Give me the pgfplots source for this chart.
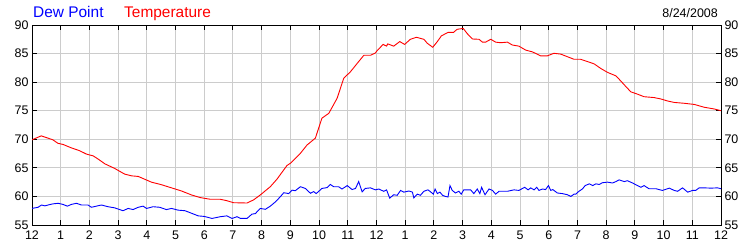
\documentclass[border=0pt]{standalone}
\usepackage{pgfplots}
\pgfplotsset{compat=1.18}
\usepackage{fontspec}
\setmainfont{Liberation Sans}
\definecolor{gridgray}{RGB}{204,204,204}
\begin{document}
\begin{tikzpicture}
\useasboundingbox (-32bp,-25bp) rectangle (718bp,225bp);
\begin{axis}[
  at={(0,0)}, anchor=south west,
  scale only axis, width=689bp, height=200bp,
  xmin=0, xmax=24, ymin=55, ymax=90,
  xtick={0,...,24},
  xticklabels={12,1,2,3,4,5,6,7,8,9,10,11,12,1,2,3,4,5,6,7,8,9,10,11,12},
  ytick={55,60,...,90},
  xtick pos=both, ytick pos=both,
  tick align=inside, major tick length=5bp,
  grid=major, major grid style={gridgray, line width=1bp},
  axis line style={black, line width=1bp},
  tick style={black, line width=1bp},
  ticklabel style={font=\fontsize{12.5}{14}\selectfont},
  /pgf/number format/assume math mode=true,
  xticklabel style={yshift=-2bp},
  axis on top=false,
]
\addplot[blue, line width=0.9bp] coordinates {
(0,57.9)(0.21,58.1)(0.33,58.5)(0.45,58.35)(0.56,58.5)(0.73,58.7)(0.91,58.8)(1.08,58.6)(1.23,58.3)(1.37,58.6)(1.55,58.8)(1.72,58.5)(1.95,58.5)(2.07,58.1)(2.24,58.3)(2.42,58.5)(2.65,58.2)(2.88,58.0)(3.17,57.5)(3.35,57.9)(3.52,57.7)(3.7,58.1)(3.87,58.3)(3.99,57.9)(4.22,58.2)(4.45,58.1)(4.68,57.7)(4.86,57.9)(5.09,57.6)(5.33,57.5)(5.56,57.05)(5.79,56.6)(6.0,56.5)(6.27,56.15)(6.56,56.45)(6.79,56.6)(6.97,56.15)(7.14,56.45)(7.26,56.15)(7.49,56.15)(7.66,56.9)(7.78,57.0)(7.95,57.9)(8.13,57.75)(8.3,58.3)(8.48,59.05)(8.65,59.95)(8.77,60.65)(8.94,60.5)(9.06,61.1)(9.17,61.0)(9.35,61.7)(9.52,61.4)(9.7,60.55)(9.81,60.85)(9.9,60.5)(10.1,61.4)(10.28,61.55)(10.39,62.1)(10.51,61.7)(10.68,61.7)(10.8,61.3)(10.98,61.9)(11.15,61.2)(11.27,61.4)(11.38,62.6)(11.5,60.8)(11.61,61.4)(11.79,61.5)(11.96,61.15)(12.08,61.3)(12.25,60.9)(12.35,61.15)(12.46,59.7)(12.6,60.3)(12.72,60.2)(12.84,61.05)(12.95,60.75)(13.13,60.95)(13.25,60.75)(13.3,59.75)(13.42,60.4)(13.53,60.2)(13.65,60.9)(13.79,61.15)(13.86,60.9)(13.98,60.4)(14.04,61.3)(14.12,60.5)(14.21,60.75)(14.3,60.2)(14.4,60.0)(14.49,59.9)(14.56,61.9)(14.64,61.05)(14.75,60.6)(14.87,60.9)(14.95,60.4)(15.04,61.15)(15.28,61.15)(15.39,60.5)(15.51,61.3)(15.6,60.5)(15.66,61.6)(15.78,60.3)(15.92,61.3)(16.04,61.05)(16.15,60.4)(16.27,60.9)(16.56,60.9)(16.79,61.15)(16.96,61.05)(17.16,61.6)(17.28,61.15)(17.37,61.5)(17.49,61.15)(17.58,61.6)(17.66,61.05)(17.78,61.3)(17.89,61.2)(17.99,61.9)(18.07,61.05)(18.14,61.2)(18.3,60.6)(18.47,60.5)(18.65,60.3)(18.77,60.0)(18.88,60.4)(18.94,60.4)(19.05,60.9)(19.17,61.3)(19.27,61.9)(19.41,62.2)(19.53,61.9)(19.64,62.2)(19.76,62.1)(19.87,62.4)(20.05,62.5)(20.22,62.35)(20.34,62.6)(20.45,62.9)(20.63,62.6)(20.74,62.75)(20.92,62.35)(21.09,61.9)(21.21,61.6)(21.32,61.9)(21.49,61.35)(21.73,61.35)(21.96,61.05)(22.2,61.45)(22.37,61.05)(22.49,60.9)(22.66,61.5)(22.84,60.75)(23.01,61.05)(23.12,61.05)(23.24,61.5)(23.42,61.5)(23.65,61.45)(23.88,61.5)(24,61.35)
};
\addplot[red, line width=0.9bp] coordinates {
(0,69.9)(0.32,70.6)(0.56,70.2)(0.73,69.9)(0.9,69.3)(1.08,69.1)(1.37,68.5)(1.66,68.0)(1.9,67.4)(2.13,67.1)(2.3,66.55)(2.54,65.7)(2.88,64.9)(3.23,63.9)(3.47,63.6)(3.7,63.5)(3.93,63.0)(4.16,62.5)(4.51,62.05)(4.86,61.5)(5.21,60.95)(5.56,60.25)(5.86,59.8)(6.21,59.5)(6.56,59.5)(6.79,59.25)(7.02,58.9)(7.49,58.85)(7.72,59.4)(7.95,60.25)(8.3,61.7)(8.53,63.0)(8.88,65.4)(9.0,65.8)(9.35,67.55)(9.58,69.0)(9.87,70.2)(10.1,73.7)(10.34,74.55)(10.63,77.2)(10.86,80.7)(11.09,81.8)(11.33,83.3)(11.56,84.7)(11.79,84.7)(11.96,85.1)(12.02,85.5)(12.23,86.6)(12.35,86.3)(12.39,86.7)(12.6,86.3)(12.81,87.1)(12.98,86.6)(13.18,87.5)(13.39,87.85)(13.65,87.5)(13.77,86.8)(13.96,86.1)(14.12,87.1)(14.26,88.1)(14.49,88.7)(14.68,88.7)(14.81,89.25)(15.02,89.4)(15.16,88.5)(15.34,87.55)(15.57,87.5)(15.69,87.0)(15.8,87.0)(15.98,87.5)(16.15,87.0)(16.32,86.9)(16.56,87.0)(16.73,86.5)(16.96,86.3)(17.2,85.6)(17.43,85.3)(17.72,84.6)(17.95,84.6)(18.18,85.05)(18.42,84.9)(18.65,84.45)(18.88,84.0)(19.11,84.0)(19.35,83.6)(19.58,83.2)(19.81,82.4)(20.05,81.7)(20.34,81.1)(20.51,80.2)(20.69,79.2)(20.86,78.3)(21.09,77.9)(21.32,77.45)(21.67,77.3)(21.91,77.05)(22.14,76.7)(22.37,76.45)(22.72,76.3)(23.07,76.1)(23.42,75.6)(23.77,75.3)(24,75.0)
};
\end{axis}
\begin{axis}[
  at={(0,0)}, anchor=south west,
  scale only axis, width=689bp, height=200bp,
  xmin=0, xmax=24, ymin=55, ymax=90,
  ytick={55,60,...,90},
  ytick pos=right, yticklabel pos=right,
  xtick=\empty, hide x axis,
  axis y line*=right,
  axis line style={draw=none},
  tick style={draw=none},
  ticklabel style={font=\fontsize{12.5}{14}\selectfont},
  /pgf/number format/assume math mode=true,
]
\addplot[draw=none] coordinates {(0,55)(24,90)};
\end{axis}
\node[anchor=base west, inner sep=0, text=blue, font=\fontsize{15.5}{18}\selectfont] at (1bp,207bp) {Dew Point};
\node[anchor=base west, inner sep=0, text=red, font=\fontsize{15.5}{18}\selectfont] at (92bp,207bp) {Temperature};
\node[anchor=base east, inner sep=0, font=\fontsize{12.5}{14}\selectfont] at (686bp,207bp) {8/24/2008};
\end{tikzpicture}
\end{document}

--------------------

__INSTRUCTIONS FOR THE TASK__
Your copy of the data should match it exactly, except that pictures are left out.

__CORRECT ANSWER__
Give me the pgfplots source for this chart.
\documentclass[border=0pt]{standalone}
\usepackage{pgfplots}
\pgfplotsset{compat=1.18}
\usepackage{fontspec}
\setmainfont{Liberation Sans}
\definecolor{gridgray}{RGB}{204,204,204}
\begin{document}
\begin{tikzpicture}
\useasboundingbox (-32bp,-25bp) rectangle (718bp,225bp);
\begin{axis}[
  at={(0,0)}, anchor=south west,
  scale only axis, width=689bp, height=200bp,
  xmin=0, xmax=24, ymin=55, ymax=90,
  xtick={0,...,24},
  xticklabels={12,1,2,3,4,5,6,7,8,9,10,11,12,1,2,3,4,5,6,7,8,9,10,11,12},
  ytick={55,60,...,90},
  xtick pos=both, ytick pos=both,
  tick align=inside, major tick length=5bp,
  grid=major, major grid style={gridgray, line width=1bp},
  axis line style={black, line width=1bp},
  tick style={black, line width=1bp},
  ticklabel style={font=\fontsize{12.5}{14}\selectfont},
  /pgf/number format/assume math mode=true,
  xticklabel style={yshift=-2bp},
  axis on top=false,
]
\addplot[blue, line width=0.9bp] coordinates {
(0,57.9)(0.21,58.1)(0.33,58.5)(0.45,58.35)(0.56,58.5)(0.73,58.7)(0.91,58.8)(1.08,58.6)(1.23,58.3)(1.37,58.6)(1.55,58.8)(1.72,58.5)(1.95,58.5)(2.07,58.1)(2.24,58.3)(2.42,58.5)(2.65,58.2)(2.88,58.0)(3.17,57.5)(3.35,57.9)(3.52,57.7)(3.7,58.1)(3.87,58.3)(3.99,57.9)(4.22,58.2)(4.45,58.1)(4.68,57.7)(4.86,57.9)(5.09,57.6)(5.33,57.5)(5.56,57.05)(5.79,56.6)(6.0,56.5)(6.27,56.15)(6.56,56.45)(6.79,56.6)(6.97,56.15)(7.14,56.45)(7.26,56.15)(7.49,56.15)(7.66,56.9)(7.78,57.0)(7.95,57.9)(8.13,57.75)(8.3,58.3)(8.48,59.05)(8.65,59.95)(8.77,60.65)(8.94,60.5)(9.06,61.1)(9.17,61.0)(9.35,61.7)(9.52,61.4)(9.7,60.55)(9.81,60.85)(9.9,60.5)(10.1,61.4)(10.28,61.55)(10.39,62.1)(10.51,61.7)(10.68,61.7)(10.8,61.3)(10.98,61.9)(11.15,61.2)(11.27,61.4)(11.38,62.6)(11.5,60.8)(11.61,61.4)(11.79,61.5)(11.96,61.15)(12.08,61.3)(12.25,60.9)(12.35,61.15)(12.46,59.7)(12.6,60.3)(12.72,60.2)(12.84,61.05)(12.95,60.75)(13.13,60.95)(13.25,60.75)(13.3,59.75)(13.42,60.4)(13.53,60.2)(13.65,60.9)(13.79,61.15)(13.86,60.9)(13.98,60.4)(14.04,61.3)(14.12,60.5)(14.21,60.75)(14.3,60.2)(14.4,60.0)(14.49,59.9)(14.56,61.9)(14.64,61.05)(14.75,60.6)(14.87,60.9)(14.95,60.4)(15.04,61.15)(15.28,61.15)(15.39,60.5)(15.51,61.3)(15.6,60.5)(15.66,61.6)(15.78,60.3)(15.92,61.3)(16.04,61.05)(16.15,60.4)(16.27,60.9)(16.56,60.9)(16.79,61.15)(16.96,61.05)(17.16,61.6)(17.28,61.15)(17.37,61.5)(17.49,61.15)(17.58,61.6)(17.66,61.05)(17.78,61.3)(17.89,61.2)(17.99,61.9)(18.07,61.05)(18.14,61.2)(18.3,60.6)(18.47,60.5)(18.65,60.3)(18.77,60.0)(18.88,60.4)(18.94,60.4)(19.05,60.9)(19.17,61.3)(19.27,61.9)(19.41,62.2)(19.53,61.9)(19.64,62.2)(19.76,62.1)(19.87,62.4)(20.05,62.5)(20.22,62.35)(20.34,62.6)(20.45,62.9)(20.63,62.6)(20.74,62.75)(20.92,62.35)(21.09,61.9)(21.21,61.6)(21.32,61.9)(21.49,61.35)(21.73,61.35)(21.96,61.05)(22.2,61.45)(22.37,61.05)(22.49,60.9)(22.66,61.5)(22.84,60.75)(23.01,61.05)(23.12,61.05)(23.24,61.5)(23.42,61.5)(23.65,61.45)(23.88,61.5)(24,61.35)
};
\addplot[red, line width=0.9bp] coordinates {
(0,69.9)(0.32,70.6)(0.56,70.2)(0.73,69.9)(0.9,69.3)(1.08,69.1)(1.37,68.5)(1.66,68.0)(1.9,67.4)(2.13,67.1)(2.3,66.55)(2.54,65.7)(2.88,64.9)(3.23,63.9)(3.47,63.6)(3.7,63.5)(3.93,63.0)(4.16,62.5)(4.51,62.05)(4.86,61.5)(5.21,60.95)(5.56,60.25)(5.86,59.8)(6.21,59.5)(6.56,59.5)(6.79,59.25)(7.02,58.9)(7.49,58.85)(7.72,59.4)(7.95,60.25)(8.3,61.7)(8.53,63.0)(8.88,65.4)(9.0,65.8)(9.35,67.55)(9.58,69.0)(9.87,70.2)(10.1,73.7)(10.34,74.55)(10.63,77.2)(10.86,80.7)(11.09,81.8)(11.33,83.3)(11.56,84.7)(11.79,84.7)(11.96,85.1)(12.02,85.5)(12.23,86.6)(12.35,86.3)(12.39,86.7)(12.6,86.3)(12.81,87.1)(12.98,86.6)(13.18,87.5)(13.39,87.85)(13.65,87.5)(13.77,86.8)(13.96,86.1)(14.12,87.1)(14.26,88.1)(14.49,88.7)(14.68,88.7)(14.81,89.25)(15.02,89.4)(15.16,88.5)(15.34,87.55)(15.57,87.5)(15.69,87.0)(15.8,87.0)(15.98,87.5)(16.15,87.0)(16.32,86.9)(16.56,87.0)(16.73,86.5)(16.96,86.3)(17.2,85.6)(17.43,85.3)(17.72,84.6)(17.95,84.6)(18.18,85.05)(18.42,84.9)(18.65,84.45)(18.88,84.0)(19.11,84.0)(19.35,83.6)(19.58,83.2)(19.81,82.4)(20.05,81.7)(20.34,81.1)(20.51,80.2)(20.69,79.2)(20.86,78.3)(21.09,77.9)(21.32,77.45)(21.67,77.3)(21.91,77.05)(22.14,76.7)(22.37,76.45)(22.72,76.3)(23.07,76.1)(23.42,75.6)(23.77,75.3)(24,75.0)
};
\end{axis}
\begin{axis}[
  at={(0,0)}, anchor=south west,
  scale only axis, width=689bp, height=200bp,
  xmin=0, xmax=24, ymin=55, ymax=90,
  ytick={55,60,...,90},
  ytick pos=right, yticklabel pos=right,
  xtick=\empty, hide x axis,
  axis y line*=right,
  axis line style={draw=none},
  tick style={draw=none},
  ticklabel style={font=\fontsize{12.5}{14}\selectfont},
  /pgf/number format/assume math mode=true,
]
\addplot[draw=none] coordinates {(0,55)(24,90)};
\end{axis}
\node[anchor=base west, inner sep=0, text=blue, font=\fontsize{15.5}{18}\selectfont] at (1bp,207bp) {Dew Point};
\node[anchor=base west, inner sep=0, text=red, font=\fontsize{15.5}{18}\selectfont] at (92bp,207bp) {Temperature};
\node[anchor=base east, inner sep=0, font=\fontsize{12.5}{14}\selectfont] at (686bp,207bp) {8/24/2008};
\end{tikzpicture}
\end{document}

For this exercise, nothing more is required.